Everything was made new for the temple, except the ark of the covenant, with the mercy-seat and cherubim; for they were the peculiar symbol of the Lord's presence with his people, as reconciled in Jesus Christ, the one Mediator between God and man. The temple was in a peculiar manner the residence of Jehovah in the midst of Israel, when the ark of the covenant was placed in it; Solomon's undertaking was therefore incomplete, and the temple lacked its chief glory (notwithstanding all its gold and exquisite workmanship) until the ark was removed thither, and fixed in the Most Holy Place. "And they brought up the ark of the Lord, and the tabernacle of the congregation, and all the holy vessels that were in the tabernacle, even them did the priests and the Levites bring up. And king Solomon and all the congregation of Israel that were assembled unto him, were with him before the ark, sacrificing sheep and oxen that could not be told nor numbered for multitude. And the priests brought in the ark of the covenant of the Lord unto his place, into the oracle of the house, to the Most Holy Place, even under the wings of the cherubim." "There was nothing in the ark save the two tables of stone, which Moses put there at Horeb, when the Lord made a covenant with the children of Israel."

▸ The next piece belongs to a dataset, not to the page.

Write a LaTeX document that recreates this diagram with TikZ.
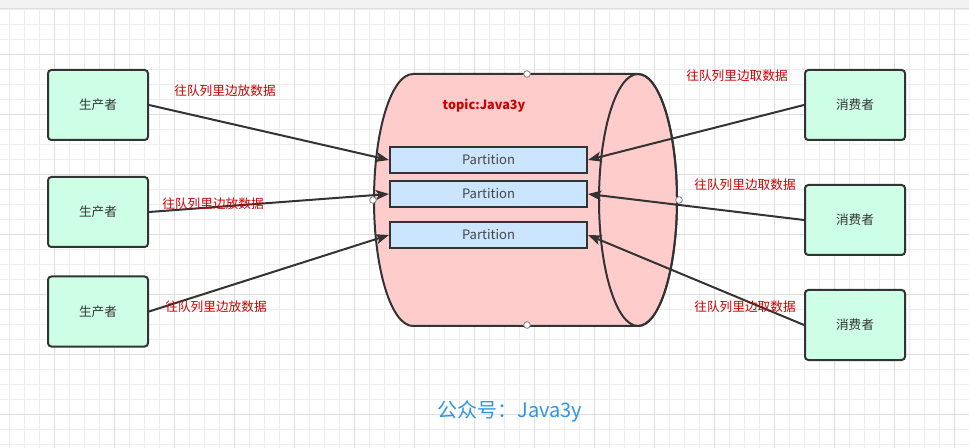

"And it came to pass,"when the priests were come out of the Holy Place, that the cloud filled the house of the Lord, so that the priests could not stand to minister because of the cloud: for the glory of the Lord had filled the house of the Lord." Then did Solomon dedicate the house to the Lord, in humble, earnest, comprehensive prayer. One of the petitions of it was, "Arise, 0 Lord God, into thy resting-place; thou, and the ark of thy strength."

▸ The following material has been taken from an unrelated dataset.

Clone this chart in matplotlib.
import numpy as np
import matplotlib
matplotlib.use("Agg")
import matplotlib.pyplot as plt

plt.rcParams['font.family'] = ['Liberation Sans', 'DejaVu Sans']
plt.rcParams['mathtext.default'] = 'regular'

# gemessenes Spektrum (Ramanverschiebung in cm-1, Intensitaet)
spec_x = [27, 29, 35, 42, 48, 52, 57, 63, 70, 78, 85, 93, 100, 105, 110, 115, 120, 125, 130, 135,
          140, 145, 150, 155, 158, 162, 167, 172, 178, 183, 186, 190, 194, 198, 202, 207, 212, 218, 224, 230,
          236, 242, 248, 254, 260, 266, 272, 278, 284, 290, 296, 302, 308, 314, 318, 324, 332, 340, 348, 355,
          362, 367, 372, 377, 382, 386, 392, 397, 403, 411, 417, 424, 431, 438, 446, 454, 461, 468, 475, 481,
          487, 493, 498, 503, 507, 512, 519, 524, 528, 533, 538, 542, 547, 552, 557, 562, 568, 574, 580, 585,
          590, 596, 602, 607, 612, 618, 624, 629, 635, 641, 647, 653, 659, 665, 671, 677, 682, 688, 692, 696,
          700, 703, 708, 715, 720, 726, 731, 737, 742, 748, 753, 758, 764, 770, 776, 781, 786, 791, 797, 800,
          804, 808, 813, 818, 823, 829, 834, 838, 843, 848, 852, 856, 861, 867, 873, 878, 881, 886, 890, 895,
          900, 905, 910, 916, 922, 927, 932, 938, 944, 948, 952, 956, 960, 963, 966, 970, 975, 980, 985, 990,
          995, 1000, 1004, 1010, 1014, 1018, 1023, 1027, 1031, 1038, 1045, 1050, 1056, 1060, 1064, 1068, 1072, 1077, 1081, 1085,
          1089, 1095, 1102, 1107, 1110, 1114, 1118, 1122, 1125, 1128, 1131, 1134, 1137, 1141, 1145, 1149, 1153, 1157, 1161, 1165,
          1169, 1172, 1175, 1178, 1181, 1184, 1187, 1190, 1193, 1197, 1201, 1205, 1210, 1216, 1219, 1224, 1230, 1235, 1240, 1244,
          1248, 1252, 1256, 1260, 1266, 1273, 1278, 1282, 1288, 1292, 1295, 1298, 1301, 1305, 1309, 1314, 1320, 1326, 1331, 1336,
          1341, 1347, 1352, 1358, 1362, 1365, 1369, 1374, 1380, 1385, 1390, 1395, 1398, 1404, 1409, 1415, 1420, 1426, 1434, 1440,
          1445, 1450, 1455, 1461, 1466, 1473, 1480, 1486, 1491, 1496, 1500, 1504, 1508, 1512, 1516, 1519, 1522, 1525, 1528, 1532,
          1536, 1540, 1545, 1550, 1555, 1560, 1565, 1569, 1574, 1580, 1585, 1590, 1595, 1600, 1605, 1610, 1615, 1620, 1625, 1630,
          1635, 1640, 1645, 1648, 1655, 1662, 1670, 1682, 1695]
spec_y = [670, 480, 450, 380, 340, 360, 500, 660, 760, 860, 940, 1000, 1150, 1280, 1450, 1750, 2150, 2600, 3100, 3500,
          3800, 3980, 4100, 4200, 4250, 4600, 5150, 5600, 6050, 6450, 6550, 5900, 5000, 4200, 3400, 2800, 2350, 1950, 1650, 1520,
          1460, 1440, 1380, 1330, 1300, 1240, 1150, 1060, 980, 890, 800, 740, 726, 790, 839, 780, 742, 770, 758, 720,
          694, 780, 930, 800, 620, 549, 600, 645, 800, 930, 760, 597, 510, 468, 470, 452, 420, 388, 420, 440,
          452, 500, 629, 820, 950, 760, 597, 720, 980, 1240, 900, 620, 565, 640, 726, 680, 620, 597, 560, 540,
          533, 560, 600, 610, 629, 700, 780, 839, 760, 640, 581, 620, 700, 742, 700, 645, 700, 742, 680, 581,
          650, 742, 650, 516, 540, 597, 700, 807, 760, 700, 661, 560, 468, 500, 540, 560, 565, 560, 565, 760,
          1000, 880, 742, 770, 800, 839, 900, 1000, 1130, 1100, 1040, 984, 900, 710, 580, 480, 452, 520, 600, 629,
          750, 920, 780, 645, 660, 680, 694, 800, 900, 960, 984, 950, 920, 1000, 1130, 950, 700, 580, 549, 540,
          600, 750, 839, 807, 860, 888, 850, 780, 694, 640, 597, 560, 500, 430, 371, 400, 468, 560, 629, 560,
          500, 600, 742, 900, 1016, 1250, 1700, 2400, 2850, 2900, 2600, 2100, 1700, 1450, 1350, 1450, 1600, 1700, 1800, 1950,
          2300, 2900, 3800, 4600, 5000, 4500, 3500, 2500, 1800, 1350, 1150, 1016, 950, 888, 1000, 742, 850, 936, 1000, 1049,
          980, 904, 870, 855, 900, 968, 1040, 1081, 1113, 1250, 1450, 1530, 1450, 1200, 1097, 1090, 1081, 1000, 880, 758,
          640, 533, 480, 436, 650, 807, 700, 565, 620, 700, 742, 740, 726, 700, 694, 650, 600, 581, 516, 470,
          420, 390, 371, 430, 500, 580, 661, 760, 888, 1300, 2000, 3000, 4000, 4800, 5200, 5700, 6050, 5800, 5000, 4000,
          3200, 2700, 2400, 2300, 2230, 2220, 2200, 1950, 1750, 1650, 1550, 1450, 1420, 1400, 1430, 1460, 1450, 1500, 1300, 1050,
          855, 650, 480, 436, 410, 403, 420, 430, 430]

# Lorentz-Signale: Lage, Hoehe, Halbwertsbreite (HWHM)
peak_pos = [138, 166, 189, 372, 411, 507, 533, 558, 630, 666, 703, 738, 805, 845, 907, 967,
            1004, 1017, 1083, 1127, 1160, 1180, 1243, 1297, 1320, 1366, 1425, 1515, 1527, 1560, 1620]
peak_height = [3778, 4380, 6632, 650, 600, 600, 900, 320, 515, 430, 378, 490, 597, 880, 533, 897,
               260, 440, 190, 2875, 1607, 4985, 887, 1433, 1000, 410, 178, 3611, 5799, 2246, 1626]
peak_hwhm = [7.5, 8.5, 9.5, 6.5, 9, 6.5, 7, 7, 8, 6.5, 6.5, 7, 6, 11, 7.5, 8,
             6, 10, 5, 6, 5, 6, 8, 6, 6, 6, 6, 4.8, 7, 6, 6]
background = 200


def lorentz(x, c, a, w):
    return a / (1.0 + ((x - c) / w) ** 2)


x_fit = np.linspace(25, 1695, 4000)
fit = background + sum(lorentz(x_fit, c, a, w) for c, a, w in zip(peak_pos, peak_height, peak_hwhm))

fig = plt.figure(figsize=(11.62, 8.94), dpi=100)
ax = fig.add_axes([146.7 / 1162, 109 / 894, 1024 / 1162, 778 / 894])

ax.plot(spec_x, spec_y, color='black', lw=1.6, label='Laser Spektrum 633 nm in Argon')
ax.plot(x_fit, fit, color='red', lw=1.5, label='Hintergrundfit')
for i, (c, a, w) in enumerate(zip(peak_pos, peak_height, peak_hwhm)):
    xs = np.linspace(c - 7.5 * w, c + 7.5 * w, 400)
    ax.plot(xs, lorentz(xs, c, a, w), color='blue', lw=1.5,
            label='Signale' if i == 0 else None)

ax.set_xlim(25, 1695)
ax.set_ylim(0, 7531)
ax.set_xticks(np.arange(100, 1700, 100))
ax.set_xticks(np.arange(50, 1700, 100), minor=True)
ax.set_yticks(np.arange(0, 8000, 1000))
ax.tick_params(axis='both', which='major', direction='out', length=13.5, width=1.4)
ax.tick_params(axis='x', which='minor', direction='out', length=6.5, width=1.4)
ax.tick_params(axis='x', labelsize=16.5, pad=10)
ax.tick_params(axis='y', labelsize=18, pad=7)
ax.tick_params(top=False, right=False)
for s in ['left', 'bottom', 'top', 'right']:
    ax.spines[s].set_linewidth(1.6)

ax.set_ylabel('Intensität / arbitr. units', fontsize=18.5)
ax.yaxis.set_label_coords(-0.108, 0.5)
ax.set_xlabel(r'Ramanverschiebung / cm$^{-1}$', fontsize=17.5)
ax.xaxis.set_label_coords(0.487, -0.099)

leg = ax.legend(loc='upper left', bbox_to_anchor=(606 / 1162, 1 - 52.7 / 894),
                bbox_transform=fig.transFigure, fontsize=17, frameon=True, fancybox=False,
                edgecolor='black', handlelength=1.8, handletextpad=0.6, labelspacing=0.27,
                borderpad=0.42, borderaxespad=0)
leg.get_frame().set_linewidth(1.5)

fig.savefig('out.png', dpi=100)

This term is often given to the ark of the covenant in the Scriptures; the commandments being a transcript of the Divine mind, and the basis of his government amongst all his intelligent creatures. The mercy-seat above them, showed how the transgressors of them could be forgiven through him whom the mercy-seat typified. The ark had been removed from one place to another, until the temple was built; there it had a resting-place for more than 400 years, until the Jews were taken captives to Babylon.

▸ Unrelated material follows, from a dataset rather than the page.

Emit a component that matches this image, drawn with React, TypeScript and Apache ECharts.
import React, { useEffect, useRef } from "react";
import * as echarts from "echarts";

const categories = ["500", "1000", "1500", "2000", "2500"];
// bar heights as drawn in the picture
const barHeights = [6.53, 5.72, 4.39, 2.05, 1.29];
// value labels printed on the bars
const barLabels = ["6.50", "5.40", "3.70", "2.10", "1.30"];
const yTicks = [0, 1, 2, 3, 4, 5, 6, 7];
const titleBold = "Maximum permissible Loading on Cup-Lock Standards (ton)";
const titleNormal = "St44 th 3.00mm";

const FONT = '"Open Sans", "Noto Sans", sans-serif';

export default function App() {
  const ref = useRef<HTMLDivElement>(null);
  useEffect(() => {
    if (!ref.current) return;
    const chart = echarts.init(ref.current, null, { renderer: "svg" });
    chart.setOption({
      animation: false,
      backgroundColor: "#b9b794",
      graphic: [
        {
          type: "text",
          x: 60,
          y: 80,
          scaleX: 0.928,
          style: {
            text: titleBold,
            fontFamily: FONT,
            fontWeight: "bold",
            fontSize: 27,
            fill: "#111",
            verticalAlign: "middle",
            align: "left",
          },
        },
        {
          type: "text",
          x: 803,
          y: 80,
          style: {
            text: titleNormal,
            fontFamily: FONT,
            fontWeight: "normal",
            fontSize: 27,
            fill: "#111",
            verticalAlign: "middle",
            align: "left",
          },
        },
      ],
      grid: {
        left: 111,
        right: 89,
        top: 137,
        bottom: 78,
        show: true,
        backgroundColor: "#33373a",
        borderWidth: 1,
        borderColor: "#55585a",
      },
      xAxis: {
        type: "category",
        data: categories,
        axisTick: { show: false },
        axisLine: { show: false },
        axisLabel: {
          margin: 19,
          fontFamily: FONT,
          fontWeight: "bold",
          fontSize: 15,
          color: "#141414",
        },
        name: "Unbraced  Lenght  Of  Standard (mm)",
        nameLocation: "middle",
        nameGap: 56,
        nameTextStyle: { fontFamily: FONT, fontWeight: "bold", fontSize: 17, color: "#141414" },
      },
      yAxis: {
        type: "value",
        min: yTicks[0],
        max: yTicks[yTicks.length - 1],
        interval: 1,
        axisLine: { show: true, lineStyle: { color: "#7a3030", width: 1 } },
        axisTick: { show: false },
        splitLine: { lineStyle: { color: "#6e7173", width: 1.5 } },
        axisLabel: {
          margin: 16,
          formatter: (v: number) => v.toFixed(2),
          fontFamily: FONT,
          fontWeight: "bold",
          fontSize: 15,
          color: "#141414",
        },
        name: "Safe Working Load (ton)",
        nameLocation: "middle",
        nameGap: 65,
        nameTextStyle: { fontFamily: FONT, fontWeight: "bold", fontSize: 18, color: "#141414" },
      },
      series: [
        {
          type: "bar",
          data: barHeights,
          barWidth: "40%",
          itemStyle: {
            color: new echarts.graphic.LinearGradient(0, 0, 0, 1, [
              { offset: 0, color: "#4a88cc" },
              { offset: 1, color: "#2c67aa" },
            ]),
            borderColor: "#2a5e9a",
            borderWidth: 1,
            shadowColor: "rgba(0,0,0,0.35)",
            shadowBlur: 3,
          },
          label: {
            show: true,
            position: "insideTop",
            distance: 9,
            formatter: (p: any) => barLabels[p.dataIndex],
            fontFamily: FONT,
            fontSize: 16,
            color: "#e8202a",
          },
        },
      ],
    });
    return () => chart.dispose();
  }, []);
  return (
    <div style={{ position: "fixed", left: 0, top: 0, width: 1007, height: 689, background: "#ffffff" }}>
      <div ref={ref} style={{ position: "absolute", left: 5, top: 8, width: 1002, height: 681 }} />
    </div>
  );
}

Solomon had made ample provision for the suitable offering of sacrifices; on this occasion, they were so numerous they could not be reckoned.

When the sacrifices were offered, according to Divine appointment, with penitence and faith, they were accepted of the Lord: the Holy Spirit was sent upon the worshippers, and Israel became a righteous and properous nation. "Their land gave her increase, and God, even their own God, blessed them." When they were neglected, or brought merely in a formal manner, without being accompanied by the devout exercises of the heart, Jehovah said, " To what purpose is the multitude of your sacrifices unto me? I am full of the burnt-offerings of rams, and the fat of fed beasts. I delight not in the blood of bullocks, or of rams, or of he-goats." Then came famine, pestilence, and besieging armies, until they were reduced to the greatest straits.

The temple, when filled with the cloud of glory, was a type of the human nature of Christ, in whom dwelleth "all the fulness of the Godhead bodily" (Col. ii. 9).